DIRECTIVE
Write out the material exactly, without any of its pictures.
** Start STORED DATA **
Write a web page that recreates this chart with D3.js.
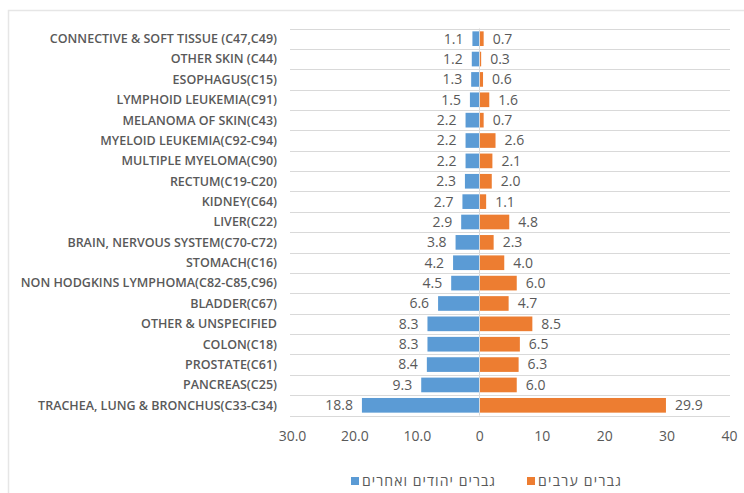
<!DOCTYPE html>
<html>
<head>
<meta charset="utf-8">
<script src="https://cdn.jsdelivr.net/npm/d3@7/dist/d3.min.js"></script>
<style>
  html, body { margin: 0; padding: 0; background: #fff; }
  svg { display: block; }
</style>
</head>
<body>
<div id="viz"></div>
<script>
// categories top to bottom
const categories = [
  "CONNECTIVE & SOFT TISSUE (C47,C49)",
  "OTHER SKIN (C44)",
  "ESOPHAGUS(C15)",
  "LYMPHOID LEUKEMIA(C91)",
  "MELANOMA OF SKIN(C43)",
  "MYELOID LEUKEMIA(C92-C94)",
  "MULTIPLE MYELOMA(C90)",
  "RECTUM(C19-C20)",
  "KIDNEY(C64)",
  "LIVER(C22)",
  "BRAIN, NERVOUS SYSTEM(C70-C72)",
  "STOMACH(C16)",
  "NON HODGKINS LYMPHOMA(C82-C85,C96)",
  "BLADDER(C67)",
  "OTHER & UNSPECIFIED",
  "COLON(C18)",
  "PROSTATE(C61)",
  "PANCREAS(C25)",
  "TRACHEA, LUNG & BRONCHUS(C33-C34)"
];
const jewishValues = [1.1, 1.2, 1.3, 1.5, 2.2, 2.2, 2.2, 2.3, 2.7, 2.9, 3.8, 4.2, 4.5, 6.6, 8.3, 8.3, 8.4, 9.3, 18.8];
const arabValues   = [0.7, 0.3, 0.6, 1.6, 0.7, 2.6, 2.1, 2.0, 1.1, 4.8, 2.3, 4.0, 6.0, 4.7, 8.5, 6.5, 6.3, 6.0, 29.9];
const tickValues = [-30, -20, -10, 0, 10, 20, 30, 40];
const tickLabels = ["30.0", "20.0", "10.0", "0", "10", "20", "30", "40"];
const seriesNames = ["גברים יהודים ואחרים", "גברים ערבים"];
const colors = ["#5B9BD5", "#ED7D31"];

const W = 744, H = 493;
const textColor = "#595959";
const font = "'Open Sans', sans-serif";

const svg = d3.select("#viz").append("svg")
  .attr("width", W).attr("height", H);

// chart frame
svg.append("rect")
  .attr("x", 8.5).attr("y", 10.5)
  .attr("width", W + 10).attr("height", H + 10)
  .attr("fill", "#fff").attr("stroke", "#e6e6e6").attr("stroke-width", 1.5);

// scales
const x = d3.scaleLinear().domain([-30, 40]).range([292, 729]);
const y = d3.scaleBand().domain(categories).range([28.5, 415.5]).paddingInner(0.28).paddingOuter(0.14);
const step = y.step();

// horizontal gridlines between categories
const bounds = d3.range(categories.length + 1).map(i => 28.5 + i * step);
svg.append("g").selectAll("line")
  .data(bounds).join("line")
  .attr("x1", 290).attr("x2", 730)
  .attr("y1", d => Math.round(d) + 0.5).attr("y2", d => Math.round(d) + 0.5)
  .attr("stroke", "#d9d9d9").attr("stroke-width", 1);

// bars
const rows = categories.map((c, i) => ({ cat: c, j: jewishValues[i], a: arabValues[i] }));

svg.append("g").selectAll("rect")
  .data(rows).join("rect")
  .attr("x", d => x(-d.j)).attr("width", d => x(0) - x(-d.j))
  .attr("y", d => y(d.cat)).attr("height", y.bandwidth())
  .attr("fill", colors[0]);

svg.append("g").selectAll("rect")
  .data(rows).join("rect")
  .attr("x", x(0)).attr("width", d => x(d.a) - x(0))
  .attr("y", d => y(d.cat)).attr("height", y.bandwidth())
  .attr("fill", colors[1]);

// zero line
svg.append("line")
  .attr("x1", Math.round(x(0)) + 0.5).attr("x2", Math.round(x(0)) + 0.5)
  .attr("y1", 28.5).attr("y2", 415.5)
  .attr("stroke", "#d9d9d9");

// value labels
const lab = svg.append("g").attr("font-family", font).attr("font-size", 14).attr("fill", textColor);
lab.selectAll(".lj").data(rows).join("text")
  .attr("x", d => x(-d.j) - 9)
  .attr("y", d => y(d.cat) + y.bandwidth() / 2)
  .attr("dy", "0.35em").attr("text-anchor", "end")
  .text(d => d.j.toFixed(1));
lab.selectAll(".la").data(rows).join("text")
  .attr("x", d => x(d.a) + 9)
  .attr("y", d => y(d.cat) + y.bandwidth() / 2)
  .attr("dy", "0.35em").attr("text-anchor", "start")
  .text(d => d.a.toFixed(1));

// category labels
svg.append("g").attr("font-family", font).attr("font-size", 12.5)
  .attr("font-weight", 600).attr("fill", textColor)
  .selectAll("text").data(categories).join("text")
  .attr("x", 277)
  .attr("y", d => y(d) + y.bandwidth() / 2)
  .attr("dy", "0.35em").attr("text-anchor", "end")
  .text(d => d);

// x axis labels
const xAxis = d3.axisBottom(x).tickValues(tickValues)
  .tickFormat((d, i) => tickLabels[i]).tickSize(0).tickPadding(0);
const gx = svg.append("g").attr("transform", "translate(0,431)").call(xAxis);
gx.select(".domain").remove();
gx.selectAll("text").attr("font-family", font).attr("font-size", 14).attr("fill", textColor);

// legend
const legend = svg.append("g").attr("font-family", font).attr("font-size", 14).attr("fill", textColor);
const legendX = [351, 527];
const legendW = [133, 83];
seriesNames.forEach((name, i) => {
  legend.append("rect")
    .attr("x", legendX[i]).attr("y", 477).attr("width", 8).attr("height", 8)
    .attr("fill", colors[i]);
  legend.append("text")
    .attr("x", legendX[i] + 11).attr("y", 481).attr("dy", "0.35em")
    .attr("textLength", legendW[i]).attr("lengthAdjust", "spacing")
    .text(name);
});
</script>
</body>
</html>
** End STORED DATA **
EXERCISE SOLUTION
Write a web page that recreates this chart with D3.js.
<!DOCTYPE html>
<html>
<head>
<meta charset="utf-8">
<script src="https://cdn.jsdelivr.net/npm/d3@7/dist/d3.min.js"></script>
<style>
  html, body { margin: 0; padding: 0; background: #fff; }
  svg { display: block; }
</style>
</head>
<body>
<div id="viz"></div>
<script>
// categories top to bottom
const categories = [
  "CONNECTIVE & SOFT TISSUE (C47,C49)",
  "OTHER SKIN (C44)",
  "ESOPHAGUS(C15)",
  "LYMPHOID LEUKEMIA(C91)",
  "MELANOMA OF SKIN(C43)",
  "MYELOID LEUKEMIA(C92-C94)",
  "MULTIPLE MYELOMA(C90)",
  "RECTUM(C19-C20)",
  "KIDNEY(C64)",
  "LIVER(C22)",
  "BRAIN, NERVOUS SYSTEM(C70-C72)",
  "STOMACH(C16)",
  "NON HODGKINS LYMPHOMA(C82-C85,C96)",
  "BLADDER(C67)",
  "OTHER & UNSPECIFIED",
  "COLON(C18)",
  "PROSTATE(C61)",
  "PANCREAS(C25)",
  "TRACHEA, LUNG & BRONCHUS(C33-C34)"
];
const jewishValues = [1.1, 1.2, 1.3, 1.5, 2.2, 2.2, 2.2, 2.3, 2.7, 2.9, 3.8, 4.2, 4.5, 6.6, 8.3, 8.3, 8.4, 9.3, 18.8];
const arabValues   = [0.7, 0.3, 0.6, 1.6, 0.7, 2.6, 2.1, 2.0, 1.1, 4.8, 2.3, 4.0, 6.0, 4.7, 8.5, 6.5, 6.3, 6.0, 29.9];
const tickValues = [-30, -20, -10, 0, 10, 20, 30, 40];
const tickLabels = ["30.0", "20.0", "10.0", "0", "10", "20", "30", "40"];
const seriesNames = ["גברים יהודים ואחרים", "גברים ערבים"];
const colors = ["#5B9BD5", "#ED7D31"];

const W = 744, H = 493;
const textColor = "#595959";
const font = "'Open Sans', sans-serif";

const svg = d3.select("#viz").append("svg")
  .attr("width", W).attr("height", H);

// chart frame
svg.append("rect")
  .attr("x", 8.5).attr("y", 10.5)
  .attr("width", W + 10).attr("height", H + 10)
  .attr("fill", "#fff").attr("stroke", "#e6e6e6").attr("stroke-width", 1.5);

// scales
const x = d3.scaleLinear().domain([-30, 40]).range([292, 729]);
const y = d3.scaleBand().domain(categories).range([28.5, 415.5]).paddingInner(0.28).paddingOuter(0.14);
const step = y.step();

// horizontal gridlines between categories
const bounds = d3.range(categories.length + 1).map(i => 28.5 + i * step);
svg.append("g").selectAll("line")
  .data(bounds).join("line")
  .attr("x1", 290).attr("x2", 730)
  .attr("y1", d => Math.round(d) + 0.5).attr("y2", d => Math.round(d) + 0.5)
  .attr("stroke", "#d9d9d9").attr("stroke-width", 1);

// bars
const rows = categories.map((c, i) => ({ cat: c, j: jewishValues[i], a: arabValues[i] }));

svg.append("g").selectAll("rect")
  .data(rows).join("rect")
  .attr("x", d => x(-d.j)).attr("width", d => x(0) - x(-d.j))
  .attr("y", d => y(d.cat)).attr("height", y.bandwidth())
  .attr("fill", colors[0]);

svg.append("g").selectAll("rect")
  .data(rows).join("rect")
  .attr("x", x(0)).attr("width", d => x(d.a) - x(0))
  .attr("y", d => y(d.cat)).attr("height", y.bandwidth())
  .attr("fill", colors[1]);

// zero line
svg.append("line")
  .attr("x1", Math.round(x(0)) + 0.5).attr("x2", Math.round(x(0)) + 0.5)
  .attr("y1", 28.5).attr("y2", 415.5)
  .attr("stroke", "#d9d9d9");

// value labels
const lab = svg.append("g").attr("font-family", font).attr("font-size", 14).attr("fill", textColor);
lab.selectAll(".lj").data(rows).join("text")
  .attr("x", d => x(-d.j) - 9)
  .attr("y", d => y(d.cat) + y.bandwidth() / 2)
  .attr("dy", "0.35em").attr("text-anchor", "end")
  .text(d => d.j.toFixed(1));
lab.selectAll(".la").data(rows).join("text")
  .attr("x", d => x(d.a) + 9)
  .attr("y", d => y(d.cat) + y.bandwidth() / 2)
  .attr("dy", "0.35em").attr("text-anchor", "start")
  .text(d => d.a.toFixed(1));

// category labels
svg.append("g").attr("font-family", font).attr("font-size", 12.5)
  .attr("font-weight", 600).attr("fill", textColor)
  .selectAll("text").data(categories).join("text")
  .attr("x", 277)
  .attr("y", d => y(d) + y.bandwidth() / 2)
  .attr("dy", "0.35em").attr("text-anchor", "end")
  .text(d => d);

// x axis labels
const xAxis = d3.axisBottom(x).tickValues(tickValues)
  .tickFormat((d, i) => tickLabels[i]).tickSize(0).tickPadding(0);
const gx = svg.append("g").attr("transform", "translate(0,431)").call(xAxis);
gx.select(".domain").remove();
gx.selectAll("text").attr("font-family", font).attr("font-size", 14).attr("fill", textColor);

// legend
const legend = svg.append("g").attr("font-family", font).attr("font-size", 14).attr("fill", textColor);
const legendX = [351, 527];
const legendW = [133, 83];
seriesNames.forEach((name, i) => {
  legend.append("rect")
    .attr("x", legendX[i]).attr("y", 477).attr("width", 8).attr("height", 8)
    .attr("fill", colors[i]);
  legend.append("text")
    .attr("x", legendX[i] + 11).attr("y", 481).attr("dy", "0.35em")
    .attr("textLength", legendW[i]).attr("lengthAdjust", "spacing")
    .text(name);
});
</script>
</body>
</html>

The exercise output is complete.